PKK dışındaki Kürt siyaset erbabına gelince onların böyle bir basirete sahip olduklarını söylemek kolay değil. Düşünsel, eylemsel ve örgütsel bakımdan darma-dağınıklar. Daha da kötüsü, mevcut pozisyonları böyle bir basireti edinmeye çok yatkın değil. PKK’ye kıyasla birçok bakımlardan güçsüz oldukları için, isteseler de istemeseler de hükümet-polis ikilisinin çekirdeğinde durduğu devletin ikinci kanadıyla olması gerekenden fazla bir rezonans içinde hareket etmek zorunda kalıyorlar. Bu pozisyon, anılan basireti geliştirebilmenin önemli engellerinden biridir.
Umarım yanılırım, ama bence bu durum, Kürt hareketinin en önemli strüktürel problemlerinden birini oluşturuyor. Çünkü böyle bir bakış açısı geliştirmeye uygun güç ve pozisyonda bulunan PKK’nin lideri tutsaktır, ve bu nedenle PKK böyle bir basireti gösterse bile bunun gereklerini layıkyla yerine getirebilmek noktasında engelleri vardır. PKK’nin bu kısıtlılığını aşabilmesine katkıda bulunabilecek yegâne güç olan muhaliflerin ise böyle bir basiretleri yoktur. Belki bundan da kötüsü, muhalifler böyle bir basireti gösterseler bile PKK bunlara kulak verecek yapıda değildir. PKK bu noktaya ancak zorlanarak getirilebilir. Fakat bu zorlamanın devletin Hükümet-Polis kanadına yaslanarak yapılmasının istenilen sonucu vermeyeceğini kestirmek zor olmasa gerek.
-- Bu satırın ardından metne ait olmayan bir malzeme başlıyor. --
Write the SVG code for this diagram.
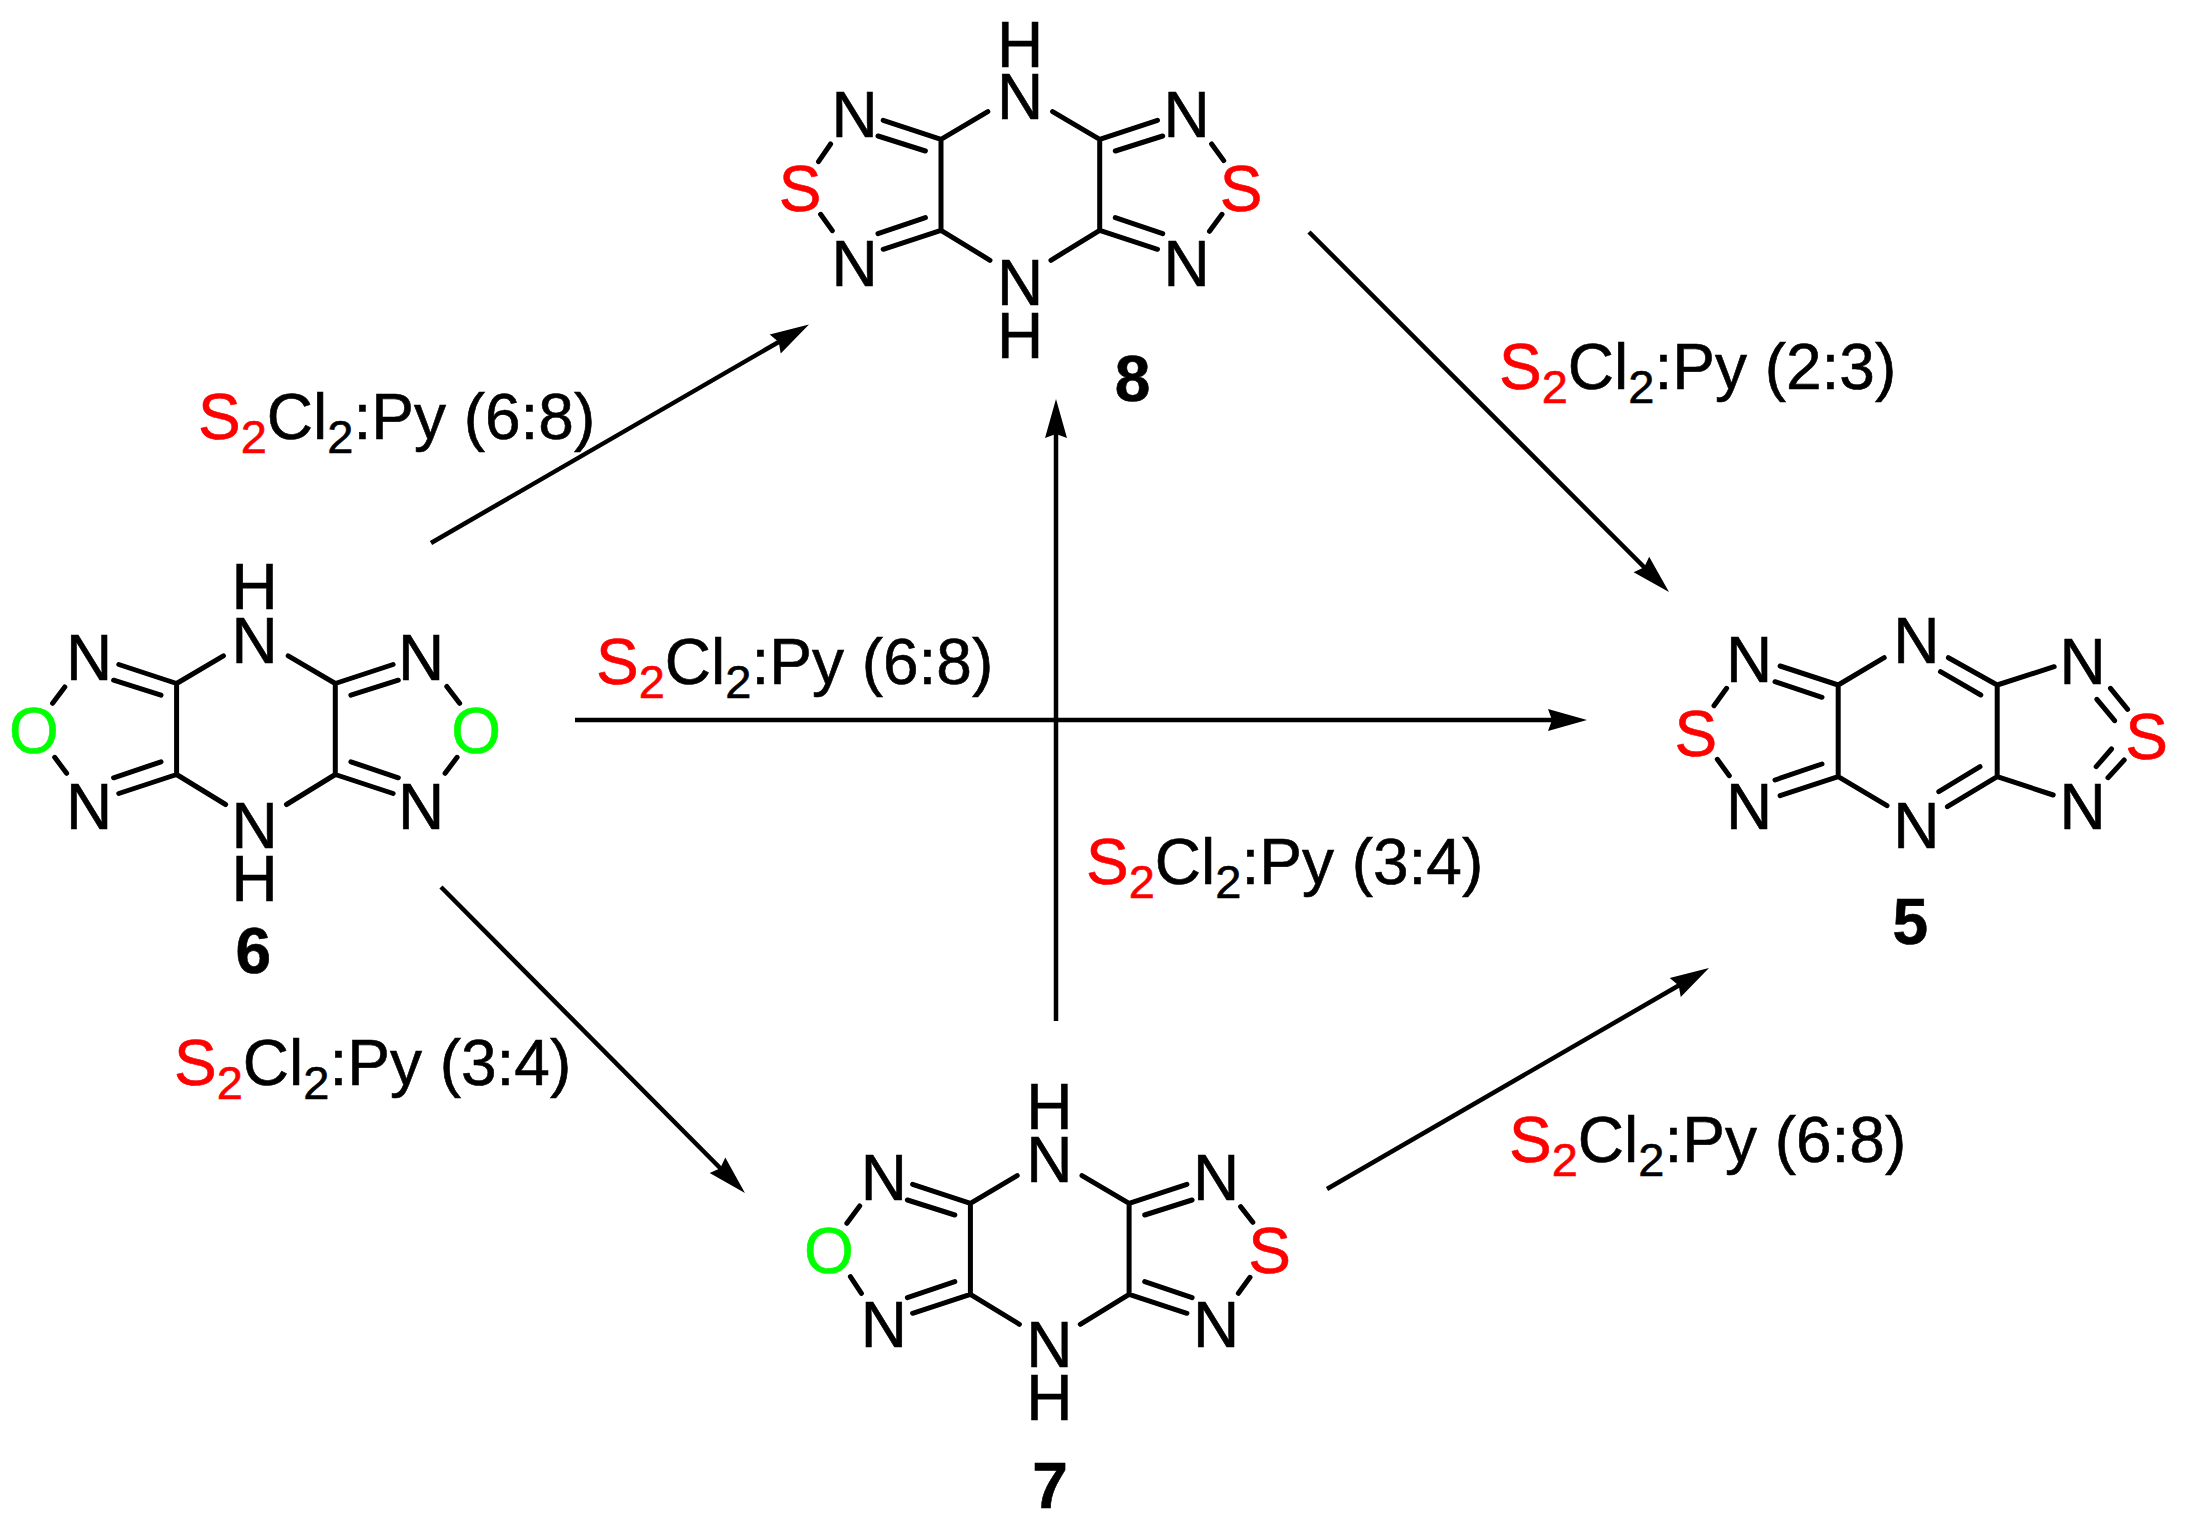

Kimseye haksızlık yapmak istemem. Yukarıda yazılanlar birer genellemedir. Ve her genellemenin istisnaları vardır. Bu cümleden olarak, PKK muhalifleri arasında bu gerçekleri gören ve görece tutarlı biçimde ifade edebilen insanlar olduğu gibi, PKK de aldığı siparişleri kendi çıkarlarını maksimize etmek için kullanabildiğini göstermiştir. 2004’teki siparişe bakalım mesela. Bu sipariş geldiğinde, PKK’liler, bazı muhaliflerin inanarak veya propaganda olsun diye söyledikleri gibi Ergenekonun kahraman askerleri rolünü oynamadılar. Evet, ‘Başkan Babadan bir sipariş geldi, baş üstüne!’ dediler; ama eklemeyi de ihmal etmediler: ‘Acaba biz bu siparişten kendimize kaç post çıkarırız?’
PKK’nin böyle bir bakış açısı olmasaydı, 2000’li yılların başında Kandil’de bölünme sürecine girmiş, Avrupada aidat bile toplamakta zorlanmaya başlamış, Türkiye’de ise politik inisiyatifi legal partiye kaptırmış PKK’nin, 2004’teki savaş ilanıyla birlikte (dikkat, “savaş”la birlikte demiyorum) kaybettiği alanları tek tek geri alması ve buna ilaveten Türk siyaset alanına da kendi adıyla girmeye başlaması mümkün olabilir miydi?
Bu soruya: ‘Bütün bunları Ergenekon başardı, Ordu’yu da bu hale Ergenekon soktu, zaten kendi kendini kodese tıkan da Ergenekon’du’ diyerek cevap verebilirsiniz. Tamam, dilin kemiği yok, ama ciddiyet diye bir şey var.
Toparlarsak; Kürt hareketinin Türk siyaset alanındaki yeri değişmektedir. Bu, henüz tamamlanmış bir süreç değildir. Ama artık görmezden gelinemeyecek bir noktaya ulaştığı da bir gerçektir. Dolayısıyla bundan sonraki gelişmeleri ya bu yeni durumu kavrayan bir bakış açısıyla okuyacağız, ya da yeni durumu eski terimlerle izah etmek için patinaj yapıp duracağız. Patinaj kelimesini tercih ediyorum; çünkü eski terminolojinin yeni duruma yetmemesi hali sadece yukarıda anlattığım konuyla sınırlı değildir.